PROBLEM DETAILS: Give all the lines below again, exactly, with no pictures.

DATASET CONTENT:
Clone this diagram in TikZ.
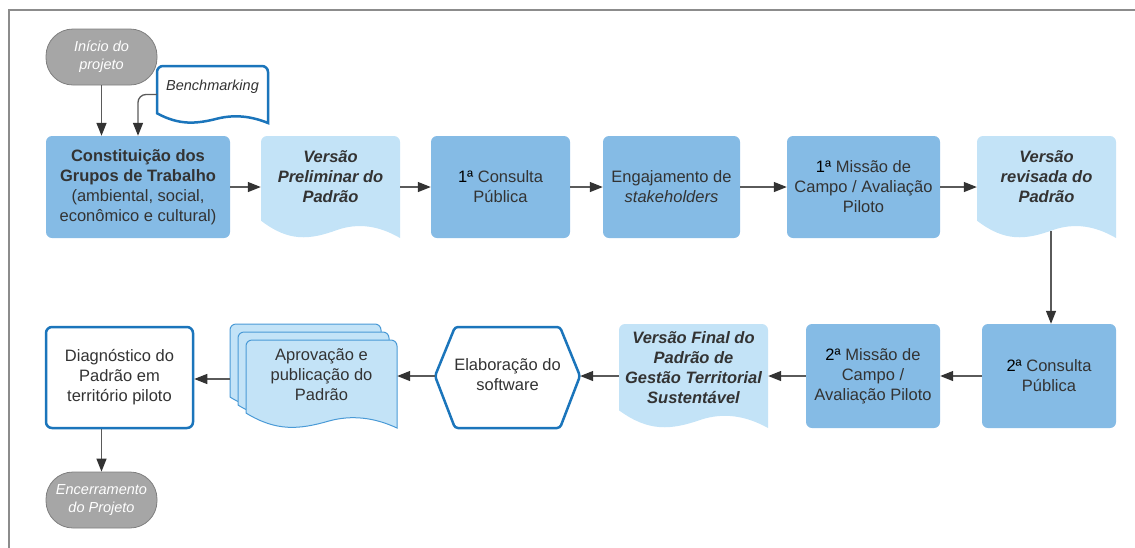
\documentclass[tikz,border=0pt]{standalone}
\usepackage{fontspec}
\setmainfont{Liberation Sans}
\usetikzlibrary{arrows.meta}
\definecolor{boxblue}{HTML}{85BBE5}
\definecolor{docblue}{HTML}{C3E3F7}
\definecolor{edgeblue}{HTML}{1B75BB}
\definecolor{mdblue}{HTML}{4A9AD6}
\definecolor{termgray}{HTML}{A6A6A6}
\definecolor{termedge}{HTML}{7F7F7F}
\definecolor{txt}{HTML}{333333}
\definecolor{linegray}{HTML}{5A5A5A}
\definecolor{framegray}{HTML}{8C8C8C}
\newcommand\mainfs{\fontsize{16.5}{20}\selectfont}
\newcommand\smallfs{\fontsize{14.5}{18}\selectfont}
\newcommand\docpath[4]{(#1,{#4-0.17*(#4-#2)}) [rounded corners=6pt] -- (#1,#2) -- (#3,#2) -- (#3,{#4-8}) [sharp corners] -- (#3,#4)
 .. controls ({#1+0.85*(#3-#1)},{#4-0.12*(#4-#2)}) and ({#1+0.7*(#3-#1)},{#4-0.15*(#4-#2)}) .. ({#1+0.55*(#3-#1)},{#4-0.08*(#4-#2)})
 .. controls ({#1+0.35*(#3-#1)},{#4+0.02*(#4-#2)}) and ({#1+0.2*(#3-#1)},{#4+0.04*(#4-#2)}) .. (#1,{#4-0.17*(#4-#2)}) -- cycle}
\begin{document}
\begin{tikzpicture}[x=1pt,y=-1pt,
  box/.style={fill=boxblue, rounded corners=6pt, align=center, text=txt, font=\mainfs, inner sep=0pt},
  wbox/.style={fill=white, draw=edgeblue, line width=2.5pt, rounded corners=6pt, align=center, text=txt, font=\mainfs, inner sep=0pt},
  term/.style={fill=termgray, draw=termedge, line width=0.8pt, rounded corners=27pt, minimum width=111pt, minimum height=56pt, align=center, text=white, font=\smallfs\itshape, inner sep=0pt},
  inv/.style={inner sep=0pt, draw=none},
  doctext/.style={align=center, text=txt, font=\mainfs\bfseries\itshape, inner sep=0pt},
  plaintext/.style={align=center, text=txt, font=\mainfs, inner sep=0pt},
  arr/.style={draw=linegray, line width=1.3pt, -{Triangle[length=13pt,width=10pt,color=txt]}}]
\useasboundingbox (0,0) rectangle (1135,547);
\draw[framegray, line width=2pt] (1140,10) -- (9,10) -- (9,552);

% row 1
\node[term] (ini) at (101.5,57) {Início do\\projeto};
\filldraw[fill=white, draw=edgeblue, line width=2.5pt] \docpath{157}{66}{268}{123};
\node[inv, minimum width=111pt, minimum height=57pt] (bench) at (212.5,94.5) {};
\node[plaintext, font=\smallfs\itshape] (bencht) at (212.5,87) {Benchmarking};

\node[box, minimum width=184pt, minimum height=102pt] (cons) at (138,187)
  {\textbf{Constituição dos}\\\textbf{Grupos de Trabalho}\\(ambiental, social,\\econômico e cultural)};
\fill[docblue] \docpath{261}{136}{400}{238};
\node[inv, minimum width=139pt, minimum height=102pt] (vp) at (330.5,187) {};
\node[doctext] (vpt) at (330.5,177) {Versão\\Preliminar do\\Padrão};
\node[box, minimum width=139pt, minimum height=102pt] (c1) at (500.5,187) {\textcolor{black}{1ª} Consulta\\Pública};
\node[box, minimum width=137pt, minimum height=102pt] (eng) at (671.5,187) {Engajamento de\\\textit{stakeholders}};
\node[box, minimum width=153pt, minimum height=102pt] (m1) at (863.5,187) {\textcolor{black}{1ª} Missão de\\Campo / Avaliação\\Piloto};
\fill[docblue] \docpath{977}{136}{1116}{238};
\node[inv, minimum width=139pt, minimum height=102pt] (rev) at (1046.5,187) {};
\node[doctext] (revt) at (1046.5,177) {Versão\\revisada do\\Padrão};
\coordinate (revb) at (1051,231);

% row 2
\node[box, minimum width=134pt, minimum height=104pt] (c2) at (1049,376) {\textcolor{black}{2ª} Consulta\\Pública};
\node[box, minimum width=134pt, minimum height=104pt] (m2) at (873,376) {\textcolor{black}{2ª} Missão de\\Campo /\\Avaliação Piloto};
\fill[docblue] \docpath{619}{324}{768}{428};
\node[inv, minimum width=149pt, minimum height=104pt] (vf) at (693.5,376) {};
\node[doctext] (vft) at (693.5,368) {Versão Final do\\Padrão de\\Gestão Territorial\\Sustentável};
\filldraw[fill=white, draw=edgeblue, line width=2.5pt, rounded corners=3pt]
  (435,376) -- (455,327) -- (560,327) -- (580,376) -- (560,428) -- (455,428) -- cycle;
\node[inv, minimum width=145pt, minimum height=98pt] (hex) at (507.5,376) {};
\node[plaintext] (hext) at (507.5,375) {Elaboração do\\software};
\filldraw[fill=docblue, draw=mdblue, line width=1pt] \docpath{230}{324}{381}{412};
\filldraw[fill=docblue, draw=mdblue, line width=1pt] \docpath{238}{332}{389}{420};
\filldraw[fill=docblue, draw=mdblue, line width=1pt] \docpath{246}{340}{397}{428};
\node[inv, minimum width=167pt, minimum height=104pt] (apr) at (313.5,379) {};
\node[plaintext] (aprt) at (321.5,375) {Aprovação e\\publicação do\\Padrão};
\node[wbox, minimum width=147pt, minimum height=101pt] (diag) at (119.5,377.5) {Diagnóstico do\\Padrão em\\território piloto};
\node[term] (enc) at (101.5,500) {Encerramento\\do Projeto};

% connectors
\draw[arr] (ini.south) -- (ini.south |- cons.north);
\draw[arr, rounded corners=8pt] (bench.west) -| (cons.north);
\draw[arr] (cons.east) -- (vp.west);
\draw[arr] (vp.east) -- (c1.west);
\draw[arr] (c1.east) -- (eng.west);
\draw[arr] (eng.east) -- (m1.west);
\draw[arr] (m1.east) -- (rev.west);
\draw[arr] (revb) -- (revb |- c2.north);
\draw[arr] (c2.west) -- (m2.east);
\draw[arr] (m2.west) -- (vf.east);
\draw[arr] (vf.west) -- (vf.west -| hex.east);
\draw[arr] (hex.west) -- (hex.west -| apr.east);
\draw[arr] (apr.west) -- (apr.west -| diag.east);
\draw[arr] (diag.south -| enc.north) -- (enc.north);
\end{tikzpicture}
\end{document}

SOLUTION BELOW:
Clone this diagram in TikZ.
\documentclass[tikz,border=0pt]{standalone}
\usepackage{fontspec}
\setmainfont{Liberation Sans}
\usetikzlibrary{arrows.meta}
\definecolor{boxblue}{HTML}{85BBE5}
\definecolor{docblue}{HTML}{C3E3F7}
\definecolor{edgeblue}{HTML}{1B75BB}
\definecolor{mdblue}{HTML}{4A9AD6}
\definecolor{termgray}{HTML}{A6A6A6}
\definecolor{termedge}{HTML}{7F7F7F}
\definecolor{txt}{HTML}{333333}
\definecolor{linegray}{HTML}{5A5A5A}
\definecolor{framegray}{HTML}{8C8C8C}
\newcommand\mainfs{\fontsize{16.5}{20}\selectfont}
\newcommand\smallfs{\fontsize{14.5}{18}\selectfont}
\newcommand\docpath[4]{(#1,{#4-0.17*(#4-#2)}) [rounded corners=6pt] -- (#1,#2) -- (#3,#2) -- (#3,{#4-8}) [sharp corners] -- (#3,#4)
 .. controls ({#1+0.85*(#3-#1)},{#4-0.12*(#4-#2)}) and ({#1+0.7*(#3-#1)},{#4-0.15*(#4-#2)}) .. ({#1+0.55*(#3-#1)},{#4-0.08*(#4-#2)})
 .. controls ({#1+0.35*(#3-#1)},{#4+0.02*(#4-#2)}) and ({#1+0.2*(#3-#1)},{#4+0.04*(#4-#2)}) .. (#1,{#4-0.17*(#4-#2)}) -- cycle}
\begin{document}
\begin{tikzpicture}[x=1pt,y=-1pt,
  box/.style={fill=boxblue, rounded corners=6pt, align=center, text=txt, font=\mainfs, inner sep=0pt},
  wbox/.style={fill=white, draw=edgeblue, line width=2.5pt, rounded corners=6pt, align=center, text=txt, font=\mainfs, inner sep=0pt},
  term/.style={fill=termgray, draw=termedge, line width=0.8pt, rounded corners=27pt, minimum width=111pt, minimum height=56pt, align=center, text=white, font=\smallfs\itshape, inner sep=0pt},
  inv/.style={inner sep=0pt, draw=none},
  doctext/.style={align=center, text=txt, font=\mainfs\bfseries\itshape, inner sep=0pt},
  plaintext/.style={align=center, text=txt, font=\mainfs, inner sep=0pt},
  arr/.style={draw=linegray, line width=1.3pt, -{Triangle[length=13pt,width=10pt,color=txt]}}]
\useasboundingbox (0,0) rectangle (1135,547);
\draw[framegray, line width=2pt] (1140,10) -- (9,10) -- (9,552);

% row 1
\node[term] (ini) at (101.5,57) {Início do\\projeto};
\filldraw[fill=white, draw=edgeblue, line width=2.5pt] \docpath{157}{66}{268}{123};
\node[inv, minimum width=111pt, minimum height=57pt] (bench) at (212.5,94.5) {};
\node[plaintext, font=\smallfs\itshape] (bencht) at (212.5,87) {Benchmarking};

\node[box, minimum width=184pt, minimum height=102pt] (cons) at (138,187)
  {\textbf{Constituição dos}\\\textbf{Grupos de Trabalho}\\(ambiental, social,\\econômico e cultural)};
\fill[docblue] \docpath{261}{136}{400}{238};
\node[inv, minimum width=139pt, minimum height=102pt] (vp) at (330.5,187) {};
\node[doctext] (vpt) at (330.5,177) {Versão\\Preliminar do\\Padrão};
\node[box, minimum width=139pt, minimum height=102pt] (c1) at (500.5,187) {\textcolor{black}{1ª} Consulta\\Pública};
\node[box, minimum width=137pt, minimum height=102pt] (eng) at (671.5,187) {Engajamento de\\\textit{stakeholders}};
\node[box, minimum width=153pt, minimum height=102pt] (m1) at (863.5,187) {\textcolor{black}{1ª} Missão de\\Campo / Avaliação\\Piloto};
\fill[docblue] \docpath{977}{136}{1116}{238};
\node[inv, minimum width=139pt, minimum height=102pt] (rev) at (1046.5,187) {};
\node[doctext] (revt) at (1046.5,177) {Versão\\revisada do\\Padrão};
\coordinate (revb) at (1051,231);

% row 2
\node[box, minimum width=134pt, minimum height=104pt] (c2) at (1049,376) {\textcolor{black}{2ª} Consulta\\Pública};
\node[box, minimum width=134pt, minimum height=104pt] (m2) at (873,376) {\textcolor{black}{2ª} Missão de\\Campo /\\Avaliação Piloto};
\fill[docblue] \docpath{619}{324}{768}{428};
\node[inv, minimum width=149pt, minimum height=104pt] (vf) at (693.5,376) {};
\node[doctext] (vft) at (693.5,368) {Versão Final do\\Padrão de\\Gestão Territorial\\Sustentável};
\filldraw[fill=white, draw=edgeblue, line width=2.5pt, rounded corners=3pt]
  (435,376) -- (455,327) -- (560,327) -- (580,376) -- (560,428) -- (455,428) -- cycle;
\node[inv, minimum width=145pt, minimum height=98pt] (hex) at (507.5,376) {};
\node[plaintext] (hext) at (507.5,375) {Elaboração do\\software};
\filldraw[fill=docblue, draw=mdblue, line width=1pt] \docpath{230}{324}{381}{412};
\filldraw[fill=docblue, draw=mdblue, line width=1pt] \docpath{238}{332}{389}{420};
\filldraw[fill=docblue, draw=mdblue, line width=1pt] \docpath{246}{340}{397}{428};
\node[inv, minimum width=167pt, minimum height=104pt] (apr) at (313.5,379) {};
\node[plaintext] (aprt) at (321.5,375) {Aprovação e\\publicação do\\Padrão};
\node[wbox, minimum width=147pt, minimum height=101pt] (diag) at (119.5,377.5) {Diagnóstico do\\Padrão em\\território piloto};
\node[term] (enc) at (101.5,500) {Encerramento\\do Projeto};

% connectors
\draw[arr] (ini.south) -- (ini.south |- cons.north);
\draw[arr, rounded corners=8pt] (bench.west) -| (cons.north);
\draw[arr] (cons.east) -- (vp.west);
\draw[arr] (vp.east) -- (c1.west);
\draw[arr] (c1.east) -- (eng.west);
\draw[arr] (eng.east) -- (m1.west);
\draw[arr] (m1.east) -- (rev.west);
\draw[arr] (revb) -- (revb |- c2.north);
\draw[arr] (c2.west) -- (m2.east);
\draw[arr] (m2.west) -- (vf.east);
\draw[arr] (vf.west) -- (vf.west -| hex.east);
\draw[arr] (hex.west) -- (hex.west -| apr.east);
\draw[arr] (apr.west) -- (apr.west -| diag.east);
\draw[arr] (diag.south -| enc.north) -- (enc.north);
\end{tikzpicture}
\end{document}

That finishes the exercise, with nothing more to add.